McDonald’s view raises the question, again: what is a best practice, something to be expected from campaigns, and what is suitably committed to the legal process? What is desirable is not necessarily fit matter for legal regulation. McDonald’s proposal illustrates the point.
The disclosure of bundling as a legal requirement presents technical challenges with implications for rights of speech and association. Bundling is no longer a well defined term. Once, when it meant only the physical collection and transmittal of checks, it referred to a very specific activity. Now it more amorphously includes any apparent success in persuading others to give to candidate, and the success may consist entirely of persuasion. It relates that persuasive success to the credit the fundraiser can expect from candidate. McDonald uses, among other terms, the word “orchestrate”; the Senate bill includes the word “arrange.”
While the Senate employs broad language in reaching this activity, it introduces some limitations by narrowing the class of affected fundraisers subject to the disclosure requirements. In this class is the registered lobbyist and “registrant” within the terms of the Lobbying Disclosure Act, and any affiliated political committees. McDonald would dispense with this limitation. He proposes that the law follow “clout” wherever, by virtue of fundraising, it is accumulated.

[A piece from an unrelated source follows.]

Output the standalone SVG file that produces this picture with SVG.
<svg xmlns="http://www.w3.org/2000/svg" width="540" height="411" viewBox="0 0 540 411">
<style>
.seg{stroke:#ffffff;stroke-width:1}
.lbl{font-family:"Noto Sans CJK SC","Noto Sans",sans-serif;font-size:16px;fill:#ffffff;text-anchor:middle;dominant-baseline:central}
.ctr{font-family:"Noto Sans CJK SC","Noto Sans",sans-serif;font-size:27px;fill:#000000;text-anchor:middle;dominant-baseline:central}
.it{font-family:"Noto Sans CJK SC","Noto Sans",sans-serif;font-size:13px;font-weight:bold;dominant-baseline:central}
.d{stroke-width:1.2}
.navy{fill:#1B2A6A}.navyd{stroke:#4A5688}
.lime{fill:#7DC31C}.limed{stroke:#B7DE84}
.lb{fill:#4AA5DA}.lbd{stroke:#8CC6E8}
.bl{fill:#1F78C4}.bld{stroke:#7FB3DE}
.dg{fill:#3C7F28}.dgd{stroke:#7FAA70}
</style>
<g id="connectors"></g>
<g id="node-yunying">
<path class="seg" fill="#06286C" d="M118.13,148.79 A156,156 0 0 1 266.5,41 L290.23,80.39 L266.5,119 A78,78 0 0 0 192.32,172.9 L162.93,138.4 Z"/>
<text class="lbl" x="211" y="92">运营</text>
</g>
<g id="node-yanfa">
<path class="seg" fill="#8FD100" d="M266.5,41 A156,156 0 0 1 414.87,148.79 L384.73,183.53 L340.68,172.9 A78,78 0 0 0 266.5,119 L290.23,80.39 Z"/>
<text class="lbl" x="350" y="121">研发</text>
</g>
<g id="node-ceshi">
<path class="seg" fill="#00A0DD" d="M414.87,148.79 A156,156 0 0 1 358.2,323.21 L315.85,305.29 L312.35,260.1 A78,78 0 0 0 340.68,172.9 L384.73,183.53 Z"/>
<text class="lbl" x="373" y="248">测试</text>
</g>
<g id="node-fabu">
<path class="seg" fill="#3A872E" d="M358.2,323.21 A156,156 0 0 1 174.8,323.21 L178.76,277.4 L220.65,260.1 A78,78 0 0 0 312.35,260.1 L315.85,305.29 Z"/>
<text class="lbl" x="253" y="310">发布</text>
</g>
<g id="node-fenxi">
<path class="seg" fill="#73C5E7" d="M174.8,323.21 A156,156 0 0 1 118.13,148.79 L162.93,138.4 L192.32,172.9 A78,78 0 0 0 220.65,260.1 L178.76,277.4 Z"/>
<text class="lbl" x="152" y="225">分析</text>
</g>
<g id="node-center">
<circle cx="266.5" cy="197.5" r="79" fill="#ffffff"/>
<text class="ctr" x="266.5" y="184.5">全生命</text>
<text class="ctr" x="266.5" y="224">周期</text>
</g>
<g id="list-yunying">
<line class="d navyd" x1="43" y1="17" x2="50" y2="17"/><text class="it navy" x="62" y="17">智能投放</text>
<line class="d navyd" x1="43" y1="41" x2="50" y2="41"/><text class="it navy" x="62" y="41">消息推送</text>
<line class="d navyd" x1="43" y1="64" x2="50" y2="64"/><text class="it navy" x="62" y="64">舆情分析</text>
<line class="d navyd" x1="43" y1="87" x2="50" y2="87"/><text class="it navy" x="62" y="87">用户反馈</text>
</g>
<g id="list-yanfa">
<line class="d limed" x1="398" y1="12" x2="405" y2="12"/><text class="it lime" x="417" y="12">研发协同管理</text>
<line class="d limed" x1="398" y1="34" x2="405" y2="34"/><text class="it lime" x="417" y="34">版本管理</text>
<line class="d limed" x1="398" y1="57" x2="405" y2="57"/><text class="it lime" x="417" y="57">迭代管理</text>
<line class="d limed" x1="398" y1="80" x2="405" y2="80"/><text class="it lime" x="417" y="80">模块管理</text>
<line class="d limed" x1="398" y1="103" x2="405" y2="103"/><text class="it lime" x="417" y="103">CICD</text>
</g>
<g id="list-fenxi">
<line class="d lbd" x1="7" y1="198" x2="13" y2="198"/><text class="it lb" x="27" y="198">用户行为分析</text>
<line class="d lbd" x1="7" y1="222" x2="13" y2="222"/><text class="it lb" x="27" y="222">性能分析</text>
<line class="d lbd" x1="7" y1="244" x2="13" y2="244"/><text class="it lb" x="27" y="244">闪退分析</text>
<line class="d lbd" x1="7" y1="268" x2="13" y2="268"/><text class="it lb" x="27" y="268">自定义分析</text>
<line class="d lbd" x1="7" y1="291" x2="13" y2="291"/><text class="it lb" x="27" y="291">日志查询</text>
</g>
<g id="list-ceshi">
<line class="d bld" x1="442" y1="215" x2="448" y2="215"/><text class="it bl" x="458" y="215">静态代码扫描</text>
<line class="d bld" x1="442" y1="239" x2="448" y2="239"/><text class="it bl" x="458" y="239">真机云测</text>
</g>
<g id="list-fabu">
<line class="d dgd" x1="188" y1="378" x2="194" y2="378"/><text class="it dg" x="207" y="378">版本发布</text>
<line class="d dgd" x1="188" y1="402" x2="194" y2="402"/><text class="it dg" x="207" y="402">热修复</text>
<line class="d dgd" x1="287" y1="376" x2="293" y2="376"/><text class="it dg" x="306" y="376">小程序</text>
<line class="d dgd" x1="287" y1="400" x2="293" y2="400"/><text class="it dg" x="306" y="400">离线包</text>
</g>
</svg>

Clout, fundraising clout, comes in many forms. For example, entertainers and other celebrities possess, market and use it. Their names and appearances figure in major fundraising initiatives. Without question, the celebrities willing to support these ventures can expect to have much “clout”: returned phone calls and instant access. Many also have policy and legislative interests, passionate ones. In performing for nothing, they do not, in fact, do this for nothing. As much as these entertainers and celebrities raise, there is neither systematic dislcosure of what they raise, arrange or orchestrate, nor demand for it.
Events “co-hosted,” by contrast, may involve little more than a name lent to an invitation or a home (and name) made available for an event that is put together, to the last detail, by others. How much “clout” would this form of sponsorship earn for the sponsor? We could expect that if the mandatory bundling disclosure provisions ranged beyond the class of lobbyists, the universe of “co-hosts,” some of them affable volunteers and supporters of the candidates, would contract dramatically.

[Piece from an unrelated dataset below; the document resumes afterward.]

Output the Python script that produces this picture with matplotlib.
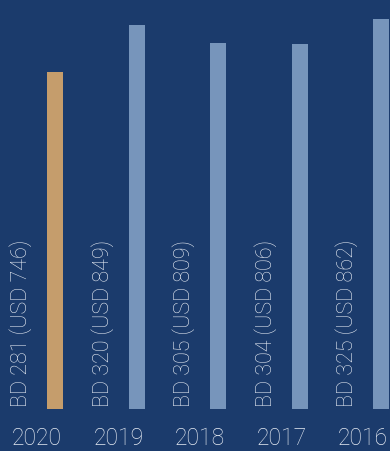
import matplotlib
matplotlib.use("Agg")
import matplotlib.pyplot as plt

years = ["2020", "2019", "2018", "2017", "2016"]
bd_values = [281, 320, 305, 304, 325]
usd_values = [746, 849, 809, 806, 862]
labels = [f"BD {b} (USD {u})" for b, u in zip(bd_values, usd_values)]

bg = "#1b3b6c"
colors = ["#c59d6c", "#7795bb", "#7795bb", "#7795bb", "#7795bb"]

fig = plt.figure(figsize=(3.9, 4.51), dpi=100)
fig.patch.set_facecolor(bg)
ax = fig.add_axes([0, (451 - 409) / 451, 1, 409 / 451])
ax.set_facecolor(bg)
x = list(range(len(years)))
ax.bar(x, bd_values, width=0.196, color=colors)
ax.set_xlim(-0.675, 4.11)
ax.set_ylim(0, 340.8)
ax.axis("off")

for i, (lab, yr) in enumerate(zip(labels, years)):
    ax.text(i - 0.42, 1.5, lab, rotation=90, ha="center", va="bottom",
            color="#e6ebf3", fontsize=15.5, family="Roboto", fontweight="light")
    ax.text(i - 0.22, -24.2, yr, ha="center", va="center", color="#e6ebf3",
            fontsize=16.5, family="Roboto", fontweight="light", clip_on=False)

fig.savefig("out.png", dpi=100, facecolor=bg)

Limiting the disclosure requirements to the class of lobbyists is a sensible measure in protecting against a law without boundaries that would tend, inevitably, to excess. Disclosure is all to the good, so long as it is disclosure for a well-defined purpose, shaped with some concern for avoiding heavy burdens on ordinary-course political activity. The Senate bill at least aims for some reasonable definition.
In the meantime, Presidential campaigns are responding to calls for more disclosure by providing it, as a “best practice.” This voluntarism is a better choice than more restrictive laws that may be more universal in application, but that will turn on indeterminate standards and quickly lapse into unpredictable, inconsistent, and boundless enforcement threatening to the exercise of core rights.